Il lockdown è veramente servito per fermare il coronavirus?
È il 9 marzo quando Giuseppe Conte, nel corso di una delle sue numerosissime conferenze stampa, trasforma l’Italia intera in una zona protetta. Proprio come la Lombardia e le altre zone rosse delimitate nel Nord del Paese, là dove l’epidemia di Covid ha iniziato la sua discesa lungo lo Stivale. Nel giro di pochi giorni, oltre al divieto degli spostamenti, il governo giallorosso decide di inasprire ulteriormente le misure di sicurezza.

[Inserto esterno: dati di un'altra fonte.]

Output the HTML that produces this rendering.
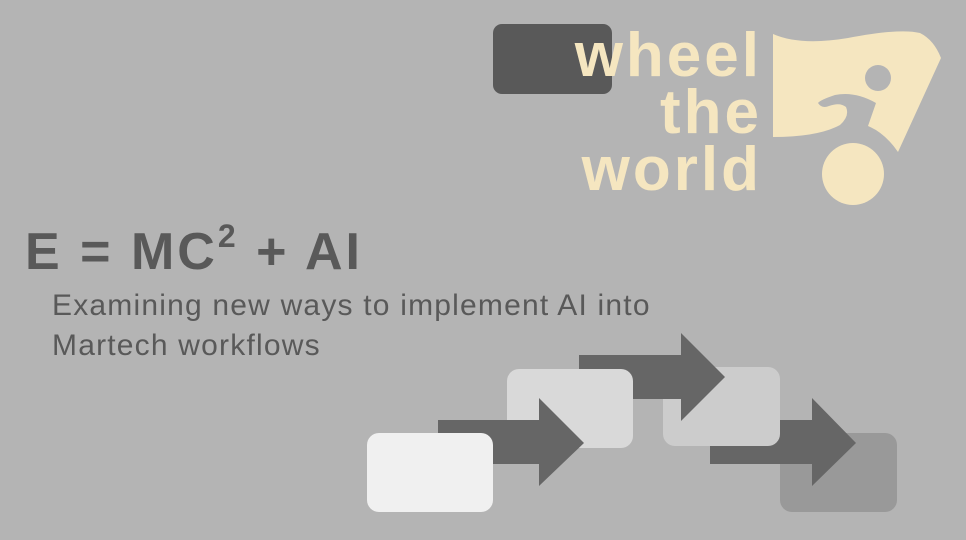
<!DOCTYPE html>
<html><head><meta charset="utf-8"><style>
body{margin:0;width:966px;height:540px;background:#b4b4b4;overflow:hidden;position:relative;font-family:"Liberation Sans",sans-serif}
.a{position:absolute}
</style></head><body>
<div class="a" style="left:493px;top:24px;width:119px;height:70px;background:#595959;border-radius:9px"></div>
<div class="a" style="left:440px;top:27px;width:322px;text-align:right;color:#f5e6c0;font-weight:bold;font-size:62px;line-height:57px;letter-spacing:3px">wheel<br>the<br>world</div>
<svg class="a" style="left:0;top:0" width="966" height="540">
<path d="M773 34 Q800 46 848 38 Q900 28 920 33 Q934 40 941 58 L898 152 Q885 133 868 126 L876 103 Q855 91 835 95 Q820 100 818 103 Q822 109 829 106 Q840 102 846 107 Q850 116 840 125 Q818 137 773 137 Z" fill="#f5e6c0"/>
<circle cx="878" cy="78" r="13" fill="#b4b4b4"/>
<circle cx="853" cy="174" r="31" fill="#f5e6c0"/>
<rect x="780" y="433" width="117" height="79" rx="12" fill="#999"/>
<polygon points="710,420 812,420 812,398 856,443 812,486 812,464 710,464" fill="#666"/>
<rect x="663" y="367" width="117" height="79" rx="12" fill="#ccc"/>
<polygon points="579,355 681,355 681,333 725,377 681,421 681,399 579,399" fill="#666"/>
<rect x="507" y="369" width="126" height="79" rx="12" fill="#d9d9d9"/>
<polygon points="438,420 539,420 539,398 584,443 539,486 539,464 438,464" fill="#666"/>
<rect x="367" y="433" width="126" height="79" rx="12" fill="#f0f0f0"/>
</svg>
<div class="a" style="left:25px;top:222px;color:#595959;font-weight:bold;font-size:52px;line-height:60px;letter-spacing:3px;white-space:nowrap">E = MC<sup style="font-size:32px;vertical-align:22px;line-height:0">2</sup> + AI</div>
<div class="a" style="left:52px;top:286px;color:#595959;font-size:30px;line-height:40px;letter-spacing:1.2px;white-space:nowrap">Examining new ways to implement AI into<br>Martech workflows</div>
</body></html>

La parola d’ordine è una: contenere l’avanzata di un virus che ha colto tutti alla sprovvista. E che sta provocando migliaia di contagiati e decessi. Inizia così il lockdown dell’Italia, la prima nazione al mondo ad attuare una chiusura completa su tutto il proprio territorio. Una stretta, a ben vedere, ancor più ferrea di quella attuata dalla Cina, che nel momento più critico della pandemia aveva blindato l’epicentro dei contagi, ovvero la provincia dello Hubei e la città di Wuhan.
Ben presto altri Stati imitano Roma, seppur seguendo tempi e modalità leggermente differenti. Dalla Francia alla Spagna, dalla Germania al Regno Unito: tutti si chiudono a riccio nel disperato tentativo di far crollare la curva dei contagi. Una curva che, nel periodo compreso tra febbraio e aprile, sembrava non volesse saperne di frenare. Arrivati al 10 aprile Conte sceglie di prorogare le restrizioni fino al 3 maggio, quindi, gradualmente e con riaperture in due “ondate”, fino al 3 giugno. È solo il 4 dello stesso mese che gli italiani potranno tornare a muoversi e spostarsi liberamente da una regione all’altra.
Il lockdown è stato utile?
Tranne la Svezia, che ha scelto volutamente di contrastare il virus affidandosi al distanziamento sociale e a qualche misura precauzionale neanche troppo rigida, l’Europa si è affidata al lockdown. Al di fuori del Vecchio Continente troviamo Paesi che hanno sposato la quarantena, altri che si sono affidati a zone rosse limitate alle aree più a rischio e altri ancora, come ad esempio gli Stati Uniti, che hanno proseguito la loro lotta contro il virus a macchia di leopardo, con importanti differenze da Stato a Stato.
Ora che il momento più critico sembra alle spalle gli esperti hanno stilato le loro considerazioni in merito ai provvedimenti presi dai vari governi. Tra questi spicca un editoriale del Wall Street Journal dal titolo emblematico: “The Failed Experiment of Covid Lockdowns”. Proprio così: il lockdown è stato definito “esperimento fallito“. Gli ultimi dati, si legge nel pezzo, suggerirebbero infatti che tanto l’allontanamento sociale quanto la riapertura non avrebbero determinato una maggiore diffusione del Covid.
L’analisi è stata fatta prendendo come esempio gli Stati Uniti. Qui il blocco dell’economia, con la chiusura di ristoranti e molte altre attività, non sarebbe riuscita a contenere la diffusione del coronavirus. Non solo: la conseguente riapertura non avrebbe provocato una seconda ondata di infezioni.
Una risposta sorprendente
Il blocco delle principali attività commerciali è molto costoso dal punto di vista economico e, a lungo andare, provoca serie conseguenze sulla salute pubblica dei cittadini. Oltre alla perdita di numerosi posti di lavoro. Detto altrimenti, la società non riceverebbe alcun beneficio dalla chiusura delle attività. In base ad alcuni calcoli effettuati dalla società di analisi TrendMacro, inoltre, si evincerebbe addirittura che il lockdown sarebbe correlato a una maggiore diffusione del virus.
Nel senso che gli Stati con blocchi più lunghi hanno dovuto fare i conti con focolai di Covid più grandi. Gli esempi arrivano da New York, District of Columbia, Michigan, New Jersey e Massachisetts. Sembrerebbe che l’unico fattore davvero rilevante nel conteggio dell’aumento dei casi sia l’intensità dell’uso del trasporto pubblico di massa. Certo, tutto questo è stato rilevato nel territorio americano. Però, guardando anche al caso svedese, una correlazione statistica simile potrebbe essere importante in vista di future ed eventuali emergenze.